BEGIN MATERIAL PROVIDED

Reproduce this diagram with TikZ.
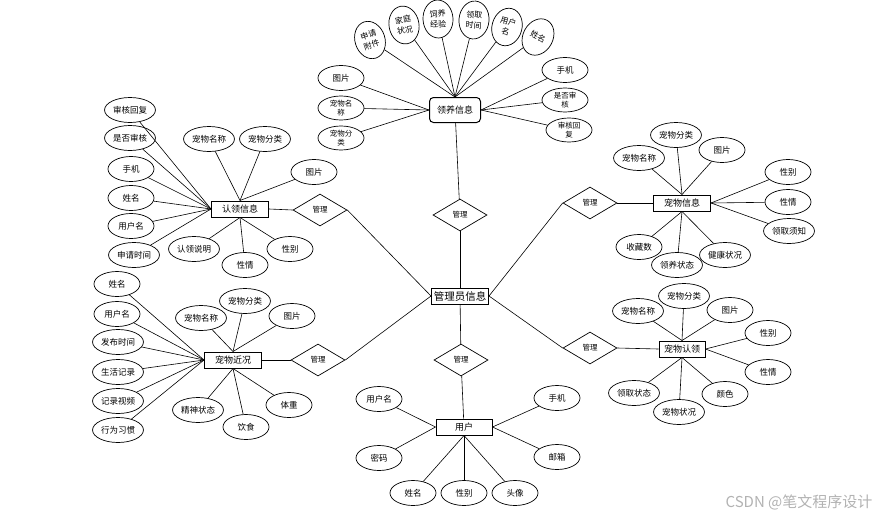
\documentclass[tikz,border=0pt]{standalone}
\usepackage{fontspec}
\setmainfont{Noto Sans CJK SC}
\usetikzlibrary{shapes.geometric,positioning}

\tikzset{
  attr/.style={ellipse, draw, line width=0.7pt, fill=white, inner sep=1pt,
    minimum width=46pt, minimum height=25pt, align=center,
    font=\fontsize{8.5}{9}\selectfont},
  attrtwo/.style={attr, inner sep=0pt, minimum height=24pt,
    font=\fontsize{7.5}{8.5}\selectfont},
  fanattr/.style={attr, inner sep=0pt, minimum width=30pt, minimum height=38pt,
    font=\fontsize{8}{10.5}\selectfont},
  entity/.style={rectangle, draw, line width=1pt, fill=white, inner sep=2pt,
    minimum width=57pt, minimum height=16pt, font=\fontsize{9}{10}\selectfont},
  rel/.style={diamond, draw, line width=0.7pt, fill=white, inner sep=0pt,
    minimum width=54pt, minimum height=32pt, font=\fontsize{7.5}{8}\selectfont},
  link/.style={draw, line width=0.6pt},
}

\begin{document}
\begin{tikzpicture}[x=1pt, y=-1pt]
  \useasboundingbox (0,0) rectangle (886,517);
  % Place central entity and relations
  \node [entity, font=\fontsize{10.5}{11}\selectfont] (gly) at (460,296) {管理员信息};
  \node [rel] (d-top) at (460,215) {管理};
  \node [rel] (d-bot) at (461,360) {管理};
  \node [rel] (d-lu) at (320,210) {管理};
  \node [rel] (d-ll) at (318,360) {管理};
  \node [rel] (d-ru) at (590,203) {管理};
  \node [rel] (d-rl) at (590,348) {管理};
  % Place entities
  \node [entity, rounded corners=4pt, minimum width=51pt, minimum height=25pt] (ly) at (455,110) {领养信息};
  \node [entity] (rl) at (240,209) {认领信息};
  \node [entity] (cj) at (233,360) {宠物近况};
  \node [entity] (cx) at (682,203) {宠物信息};
  \node [entity, minimum width=46pt] (cr) at (682,349) {宠物认领};
  \node [entity, minimum width=56pt] (yh) at (464,427) {用户};
  % Draw relation edges
  \path [link] (d-top) edge (ly) edge (gly);
  \path [link] (gly.west) edge (d-lu.east) edge (d-ll.east);
  \path [link] (gly.east) edge (d-ru.west) edge (d-rl.west);
  \path [link] (d-bot) edge (gly) edge (yh);
  \path [link] (d-lu.west) edge (rl.east);
  \path [link] (d-ll.west) edge (cj.east);
  \path [link] (d-ru.east) edge (cx.west);
  \path [link] (d-rl.east) edge (cr.west);

  % 领养信息
  \node [fanattr, rotate=18] (ly-sqfj) at (370,40) {申请\\附件};
  \node [fanattr, rotate=10] (ly-jtzk) at (404,25) {家庭\\状况};
  \node [fanattr, rotate=3] (ly-syjy) at (438,19) {饲养\\经验};
  \node [fanattr, rotate=-5] (ly-lqsj) at (474,20) {领取\\时间};
  \node [fanattr, rotate=-15] (ly-yhm) at (507,27) {用户\\名};
  \node [fanattr, rotate=-28] (ly-xm) at (538,37) {姓名};
  \node [attr] (ly-tp) at (341,78) {图片};
  \node [attrtwo] (ly-cwmc) at (341,108) {宠物名\\称};
  \node [attrtwo] (ly-cwfl) at (341,138) {宠物分\\类};
  \node [attr] (ly-sj) at (565,70) {手机};
  \node [attrtwo] (ly-sfsh) at (565,100) {是否审\\核};
  \node [attrtwo] (ly-shhf) at (569,130) {审核回\\复};
  \path [link] (ly.north) edge (ly-sqfj) edge (ly-jtzk) edge (ly-syjy)
    edge (ly-lqsj) edge (ly-yhm) edge (ly-xm);
  \path [link] (ly.west) edge (ly-tp) edge (ly-cwmc) edge (ly-cwfl);
  \path [link] (ly.east) edge (ly-sj) edge (ly-sfsh) edge (ly-shhf);

  % 认领信息
  \node [attr] (rl-shhf) at (130,110) {审核回复};
  \node [attr] (rl-sfsh) at (130,138) {是否审核};
  \node [attr] (rl-sj) at (131,169) {手机};
  \node [attr] (rl-xm) at (131,198) {姓名};
  \node [attr] (rl-yhm) at (131,226) {用户名};
  \node [attr] (rl-sqsj) at (134,255) {申请时间};
  \node [attr] (rl-cwmc) at (209,139) {宠物名称};
  \node [attr] (rl-cwfl) at (265,139) {宠物分类};
  \node [attr] (rl-tp) at (314,172) {图片};
  \node [attr] (rl-lysm) at (194,249) {认领说明};
  \node [attr] (rl-xq) at (245,265) {性情};
  \node [attr] (rl-xb) at (290,249) {性别};
  \path [link] (rl.west) edge (rl-shhf) edge (rl-sfsh) edge (rl-sj)
    edge (rl-xm) edge (rl-yhm) edge (rl-sqsj);
  \path [link] (rl.north) edge (rl-cwmc) edge (rl-cwfl) edge (rl-tp);
  \path [link] (rl.south) edge (rl-lysm) edge (rl-xq) edge (rl-xb);

  % 宠物近况
  \node [attr] (cj-xm) at (117,284) {姓名};
  \node [attr] (cj-yhm) at (117,314) {用户名};
  \node [attr] (cj-fbsj) at (118,342) {发布时间};
  \node [attr] (cj-shjl) at (118,372) {生活记录};
  \node [attr] (cj-jlsp) at (118,401) {记录视频};
  \node [attr] (cj-xwxg) at (118,430) {行为习惯};
  \node [attr] (cj-cwmc) at (201,318) {宠物名称};
  \node [attr] (cj-cwfl) at (245,301) {宠物分类};
  \node [attr] (cj-tp) at (292,316) {图片};
  \node [attr] (cj-jszt) at (198,410) {精神状态};
  \node [attr] (cj-ys) at (246,427) {饮食};
  \node [attr] (cj-tz) at (289,405) {体重};
  \path [link] (cj.west) edge (cj-xm) edge (cj-yhm) edge (cj-fbsj)
    edge (cj-shjl) edge (cj-jlsp) edge (cj-xwxg);
  \path [link] (cj.north) edge (cj-cwmc) edge (cj-cwfl) edge (cj-tp);
  \path [link] (cj.south) edge (cj-jszt) edge (cj-ys) edge (cj-tz);

  % 宠物信息
  \node [attr] (cx-cwmc) at (639,158) {宠物名称};
  \node [attr] (cx-cwfl) at (676,135) {宠物分类};
  \node [attr] (cx-tp) at (722,150) {图片};
  \node [attr] (cx-xb) at (788,172) {性别};
  \node [attr] (cx-xq) at (788,202) {性情};
  \node [attr] (cx-lqxz) at (789,231) {领取须知};
  \node [attr] (cx-scs) at (639,247) {收藏数};
  \node [attr] (cx-lyzt) at (677,265) {领养状态};
  \node [attr] (cx-jkzk) at (725,255) {健康状况};
  \path [link] (cx.north) edge (cx-cwmc) edge (cx-cwfl) edge (cx-tp);
  \path [link] (cx.east) edge (cx-xb) edge (cx-xq) edge (cx-lqxz);
  \path [link] (cx.south) edge (cx-scs) edge (cx-lyzt) edge (cx-jkzk);

  % 宠物认领
  \node [attr] (cr-cwmc) at (638,311) {宠物名称};
  \node [attr] (cr-cwfl) at (684,296) {宠物分类};
  \node [attr] (cr-tp) at (730,310) {图片};
  \node [attr] (cr-xb) at (768,333) {性别};
  \node [attr] (cr-xq) at (768,372) {性情};
  \node [attr] (cr-lqzt) at (634,393) {领取状态};
  \node [attr] (cr-cwzk) at (679,412) {宠物状况};
  \node [attr] (cr-ys) at (725,394) {颜色};
  \path [link] (cr.north) edge (cr-cwmc) edge (cr-cwfl) edge (cr-tp);
  \path [link] (cr.east) edge (cr-xb) edge (cr-xq);
  \path [link] (cr.south) edge (cr-lqzt) edge (cr-cwzk) edge (cr-ys);

  % 用户
  \node [attr] (yh-yhm) at (379,399) {用户名};
  \node [attr] (yh-mm) at (379,458) {密码};
  \node [attr] (yh-sj) at (557,398) {手机};
  \node [attr] (yh-yx) at (557,457) {邮箱};
  \node [attr] (yh-xm) at (413,493) {姓名};
  \node [attr] (yh-xb) at (464,493) {性别};
  \node [attr] (yh-tx) at (515,493) {头像};
  \path [link] (yh.west) edge (yh-yhm) edge (yh-mm);
  \path [link] (yh.east) edge (yh-sj) edge (yh-yx);
  \path [link] (yh.south) edge (yh-xm) edge (yh-xb) edge (yh-tx);

  % watermark
  \node [text=black!30, font=\fontsize{15}{16}\selectfont] (wm) at (799,502) {CSDN @笔文程序设计};
\end{tikzpicture}
\end{document}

END MATERIAL PROVIDED

▶ _WHAT IS BEING ASKED_
Quote, exactly and only, the lines from the first line of the data above through the line containing "(d-rl.east) edge (cr.west);". The pictures do not belong in it.

▶ _WRITTEN RESPONSE_
Reproduce this diagram with TikZ.
\documentclass[tikz,border=0pt]{standalone}
\usepackage{fontspec}
\setmainfont{Noto Sans CJK SC}
\usetikzlibrary{shapes.geometric,positioning}

\tikzset{
  attr/.style={ellipse, draw, line width=0.7pt, fill=white, inner sep=1pt,
    minimum width=46pt, minimum height=25pt, align=center,
    font=\fontsize{8.5}{9}\selectfont},
  attrtwo/.style={attr, inner sep=0pt, minimum height=24pt,
    font=\fontsize{7.5}{8.5}\selectfont},
  fanattr/.style={attr, inner sep=0pt, minimum width=30pt, minimum height=38pt,
    font=\fontsize{8}{10.5}\selectfont},
  entity/.style={rectangle, draw, line width=1pt, fill=white, inner sep=2pt,
    minimum width=57pt, minimum height=16pt, font=\fontsize{9}{10}\selectfont},
  rel/.style={diamond, draw, line width=0.7pt, fill=white, inner sep=0pt,
    minimum width=54pt, minimum height=32pt, font=\fontsize{7.5}{8}\selectfont},
  link/.style={draw, line width=0.6pt},
}

\begin{document}
\begin{tikzpicture}[x=1pt, y=-1pt]
  \useasboundingbox (0,0) rectangle (886,517);
  % Place central entity and relations
  \node [entity, font=\fontsize{10.5}{11}\selectfont] (gly) at (460,296) {管理员信息};
  \node [rel] (d-top) at (460,215) {管理};
  \node [rel] (d-bot) at (461,360) {管理};
  \node [rel] (d-lu) at (320,210) {管理};
  \node [rel] (d-ll) at (318,360) {管理};
  \node [rel] (d-ru) at (590,203) {管理};
  \node [rel] (d-rl) at (590,348) {管理};
  % Place entities
  \node [entity, rounded corners=4pt, minimum width=51pt, minimum height=25pt] (ly) at (455,110) {领养信息};
  \node [entity] (rl) at (240,209) {认领信息};
  \node [entity] (cj) at (233,360) {宠物近况};
  \node [entity] (cx) at (682,203) {宠物信息};
  \node [entity, minimum width=46pt] (cr) at (682,349) {宠物认领};
  \node [entity, minimum width=56pt] (yh) at (464,427) {用户};
  % Draw relation edges
  \path [link] (d-top) edge (ly) edge (gly);
  \path [link] (gly.west) edge (d-lu.east) edge (d-ll.east);
  \path [link] (gly.east) edge (d-ru.west) edge (d-rl.west);
  \path [link] (d-bot) edge (gly) edge (yh);
  \path [link] (d-lu.west) edge (rl.east);
  \path [link] (d-ll.west) edge (cj.east);
  \path [link] (d-ru.east) edge (cx.west);
  \path [link] (d-rl.east) edge (cr.west);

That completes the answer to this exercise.